Task brief: Everything from the first line of the data through the line with "from matplotlib.ticker import" is to be echoed exactly, minus the pictures.
========================================
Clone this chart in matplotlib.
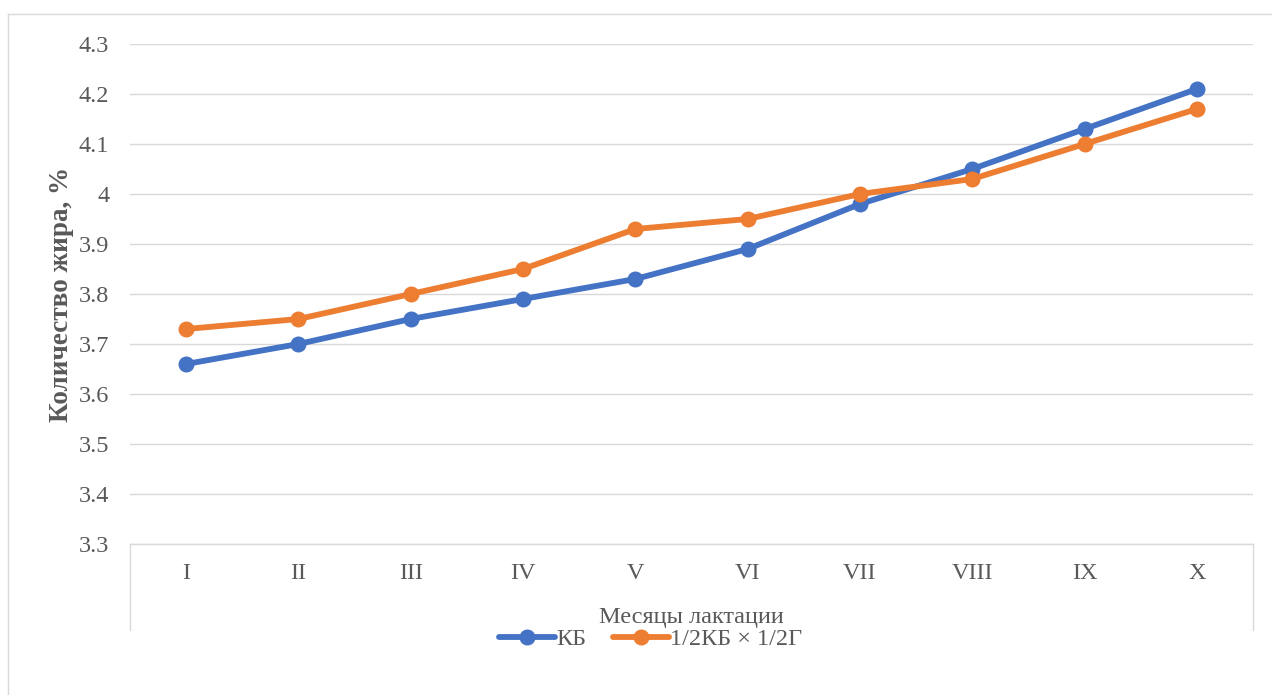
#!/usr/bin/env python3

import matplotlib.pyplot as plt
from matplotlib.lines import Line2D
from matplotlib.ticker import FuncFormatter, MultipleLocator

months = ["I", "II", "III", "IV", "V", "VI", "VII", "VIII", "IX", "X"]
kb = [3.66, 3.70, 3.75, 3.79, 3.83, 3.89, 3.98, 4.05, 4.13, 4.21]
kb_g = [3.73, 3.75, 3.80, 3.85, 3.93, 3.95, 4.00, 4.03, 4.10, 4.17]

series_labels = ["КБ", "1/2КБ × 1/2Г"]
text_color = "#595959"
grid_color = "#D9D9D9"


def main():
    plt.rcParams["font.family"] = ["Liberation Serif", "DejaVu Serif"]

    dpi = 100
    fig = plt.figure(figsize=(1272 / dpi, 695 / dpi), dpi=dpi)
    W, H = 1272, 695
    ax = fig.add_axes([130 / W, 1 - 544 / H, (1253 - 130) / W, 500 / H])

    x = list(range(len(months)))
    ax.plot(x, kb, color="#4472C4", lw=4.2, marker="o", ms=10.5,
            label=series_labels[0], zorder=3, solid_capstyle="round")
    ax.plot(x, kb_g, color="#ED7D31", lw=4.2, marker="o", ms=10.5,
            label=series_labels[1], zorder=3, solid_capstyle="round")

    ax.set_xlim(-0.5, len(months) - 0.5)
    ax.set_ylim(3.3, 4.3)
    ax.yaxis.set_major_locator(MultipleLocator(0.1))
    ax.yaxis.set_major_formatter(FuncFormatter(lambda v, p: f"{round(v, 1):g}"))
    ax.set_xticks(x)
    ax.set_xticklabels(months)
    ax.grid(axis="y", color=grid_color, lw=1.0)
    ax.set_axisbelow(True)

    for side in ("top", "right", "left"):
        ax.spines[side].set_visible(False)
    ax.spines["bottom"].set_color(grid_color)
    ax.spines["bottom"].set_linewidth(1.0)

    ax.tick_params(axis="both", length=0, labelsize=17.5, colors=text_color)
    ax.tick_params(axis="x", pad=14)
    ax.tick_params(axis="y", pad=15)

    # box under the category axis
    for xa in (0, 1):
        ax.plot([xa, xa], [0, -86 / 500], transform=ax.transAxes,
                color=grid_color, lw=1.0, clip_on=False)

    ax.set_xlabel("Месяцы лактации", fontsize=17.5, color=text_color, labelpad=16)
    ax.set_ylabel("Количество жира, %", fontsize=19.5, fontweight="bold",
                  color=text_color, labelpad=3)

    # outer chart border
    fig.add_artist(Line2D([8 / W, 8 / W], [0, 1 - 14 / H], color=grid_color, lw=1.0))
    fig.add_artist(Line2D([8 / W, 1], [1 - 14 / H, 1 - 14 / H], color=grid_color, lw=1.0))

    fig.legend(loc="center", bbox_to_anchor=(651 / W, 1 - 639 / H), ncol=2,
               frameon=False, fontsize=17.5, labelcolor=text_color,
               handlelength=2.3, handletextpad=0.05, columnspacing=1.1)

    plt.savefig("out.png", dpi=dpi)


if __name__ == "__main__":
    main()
========================================
Response below:
Clone this chart in matplotlib.
#!/usr/bin/env python3

import matplotlib.pyplot as plt
from matplotlib.lines import Line2D
from matplotlib.ticker import FuncFormatter, MultipleLocator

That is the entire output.